The development of machine learning applications has increased significantly in recent years, motivated by the remarkable ability of learning-powered systems to discover and generalize intricate patterns hidden in massive datasets. Modern learning models, while powerful, often have a level of complexity that renders them opaque black boxes, resulting in a notable lack of transparency that hinders our ability to decipher their reasoning. Opacity challenges the interpretability and practical application of machine learning, especially in critical domains where understanding the underlying reasons is essential for informed decision-making. Explainable Artificial Intelligence (XAI) rises to address that challenge, unraveling the complexity of black boxes by providing elucidating explanations. Among the various XAI approaches, feature attribution/importance stands out for its capacity to delineate the significance of input features in the prediction process. However, most existing attribution methods have limitations, such as instability, when divergent explanations may result from similar or even the same instance. This work introduces T-Explainer, a novel local additive attribution explainer based on Taylor expansion. It has desirable properties, such as local accuracy and consistency, making T-Explainer stable over multiple runs. We demonstrate T-Explainer's effectiveness in quantitative benchmark experiments against well-known attribution methods. Additionally, we provide several tools to evaluate and visualize explanations, turning T-Explainer into a comprehensive XAI framework.
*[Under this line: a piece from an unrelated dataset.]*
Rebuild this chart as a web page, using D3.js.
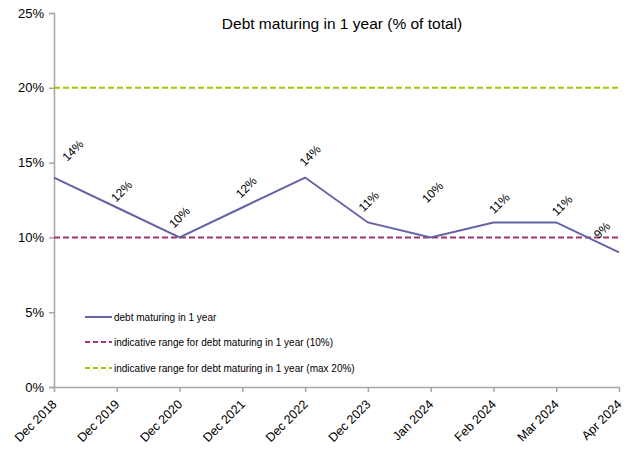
<!DOCTYPE html>
<html>
<head>
<meta charset="utf-8">
<script src="https://cdn.jsdelivr.net/npm/d3@7"></script>
<style>
  body { margin: 0; background: #fff; }
  text { font-family: "Liberation Sans", Arial, sans-serif; fill: #000; }
</style>
</head>
<body>
<svg id="chart" width="635" height="450"></svg>
<script>
// ---- data ----
const categories = ["Dec 2018","Dec 2019","Dec 2020","Dec 2021","Dec 2022","Dec 2023","Jan 2024","Feb 2024","Mar 2024","Apr 2024"];
const debtMaturing = [14, 12, 10, 12, 14, 11, 10, 11, 11, 9];
const rangeMin = 10;
const rangeMax = 20;
const yTicks = [0, 5, 10, 15, 20, 25];
const title = "Debt maturing in 1 year (% of total)";
const legendLabels = [
  "debt maturing in 1 year",
  "indicative range for debt maturing in 1 year (10%)",
  "indicative range for debt maturing in  1 year (max 20%)"
];

(function () {
// label nudges (pixels) for the manually placed data labels
const labelNudge = [[19,-27],[5,-16],[0,-20],[4,-20],[5,-22],[1,-21],[2,-45],[6,-19],[6,-17],[-17,-22]];

const svg = d3.select("#chart");
const mLeft = 54, mRight = 619, mTop = 13, mBottom = 387;

const x = d3.scalePoint().domain(categories).range([mLeft, mRight]).padding(0);
const y = d3.scaleLinear().domain([0, 25]).range([mBottom, mTop]);

const colLine = "#6363a5", colMin = "#a3336f", colMax = "#99cc00", axisCol = "#a6a6a6";

// axes
const yAxis = svg.append("g").attr("transform", `translate(${mLeft},0)`)
  .call(d3.axisLeft(y).tickValues(yTicks).tickFormat(d => d + "%").tickSize(5).tickPadding(5));
yAxis.select(".domain").attr("stroke", axisCol).attr("stroke-width", 1.5);
yAxis.selectAll(".tick line").attr("stroke", axisCol).attr("stroke-width", 1.5);
yAxis.selectAll("text").attr("font-size", 13).attr("fill", "#222").attr("font-family", "Liberation Sans, Arial, sans-serif");

const xAxis = svg.append("g").attr("transform", `translate(0,${mBottom})`)
  .call(d3.axisBottom(x).tickSize(5).tickSizeOuter(0));
xAxis.select(".domain").attr("stroke", axisCol).attr("stroke-width", 1.5);
xAxis.selectAll(".tick line").attr("stroke", axisCol).attr("stroke-width", 1.5);
xAxis.selectAll("text")
  .attr("font-size", 12.5).attr("fill", "#222").attr("font-family", "Liberation Sans, Arial, sans-serif")
  .attr("text-anchor", "end")
  .attr("dy", null).attr("y", 0)
  .attr("transform", "translate(3,18) rotate(-45)");

// reference lines
svg.append("line").attr("x1", mLeft).attr("x2", mRight).attr("y1", y(rangeMax)).attr("y2", y(rangeMax))
  .attr("stroke", colMax).attr("stroke-width", 2).attr("stroke-dasharray", "6,3");
svg.append("line").attr("x1", mLeft).attr("x2", mRight).attr("y1", y(rangeMin)).attr("y2", y(rangeMin))
  .attr("stroke", colMin).attr("stroke-width", 2).attr("stroke-dasharray", "6,3");

// series line
const line = d3.line().x((d, i) => x(categories[i])).y(d => y(d));
svg.append("path").datum(debtMaturing).attr("d", line)
  .attr("fill", "none").attr("stroke", colLine).attr("stroke-width", 2);

// data labels
svg.append("g").selectAll("text").data(debtMaturing).join("text")
  .attr("transform", (d, i) => `translate(${x(categories[i]) + labelNudge[i][0]},${y(d) + labelNudge[i][1]}) rotate(-45)`)
  .attr("text-anchor", "middle").attr("dominant-baseline", "central")
  .attr("font-size", 12).attr("fill", "#222")
  .text(d => d + "%");

// title
svg.append("text").attr("x", 342).attr("y", 29).attr("text-anchor", "middle")
  .attr("font-size", 15.5).attr("fill", "#111").text(title);

// legend
const legend = svg.append("g");
const legendY = [317, 342, 368];
const legendStyles = [
  {c: colLine, dash: null},
  {c: colMin, dash: "5,3"},
  {c: colMax, dash: "5,3"}
];
legendLabels.forEach((t, i) => {
  legend.append("line").attr("x1", 85).attr("x2", 112).attr("y1", legendY[i]).attr("y2", legendY[i])
    .attr("stroke", legendStyles[i].c).attr("stroke-width", 2)
    .attr("stroke-dasharray", legendStyles[i].dash);
  legend.append("text").attr("x", 114).attr("y", legendY[i]).attr("dominant-baseline", "central")
    .attr("font-size", 10).attr("fill", "#222").text(t);
});
})();
</script>
</body>
</html>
翻译：近年来，机器学习应用的发展显著加快，这得益于学习驱动系统在发现并泛化海量数据集中隐藏的复杂模式方面所展现出的卓越能力。现代学习模型虽然强大，但其复杂性往往使其成为不透明的黑箱，导致显著缺乏透明度，从而阻碍了我们解读其推理过程的能力。这种不透明性对机器学习的可解释性及实际应用构成了挑战，尤其是在关键领域中，理解其底层原因对于做出明智决策至关重要。可解释人工智能（XAI）应运而生，旨在通过提供清晰的解释来揭示黑箱的复杂性。在各种XAI方法中，特征归因/重要性方法因其能够刻画输入特征在预测过程中的重要性而脱颖而出。然而，大多数现有的归因方法存在局限性，例如不稳定性——相似甚至相同的实例可能产生截然不同的解释。本文提出了T-Explainer，一种基于泰勒展开的新型局部加性归因解释器。它具有局部准确性和一致性等理想特性，使得T-Explainer在多次运行中保持稳定。我们通过针对知名归因方法的定量基准实验，证明了T-Explainer的有效性。此外，我们还提供了多种用于评估和可视化解释的工具，将T-Explainer转化为一个全面的XAI框架。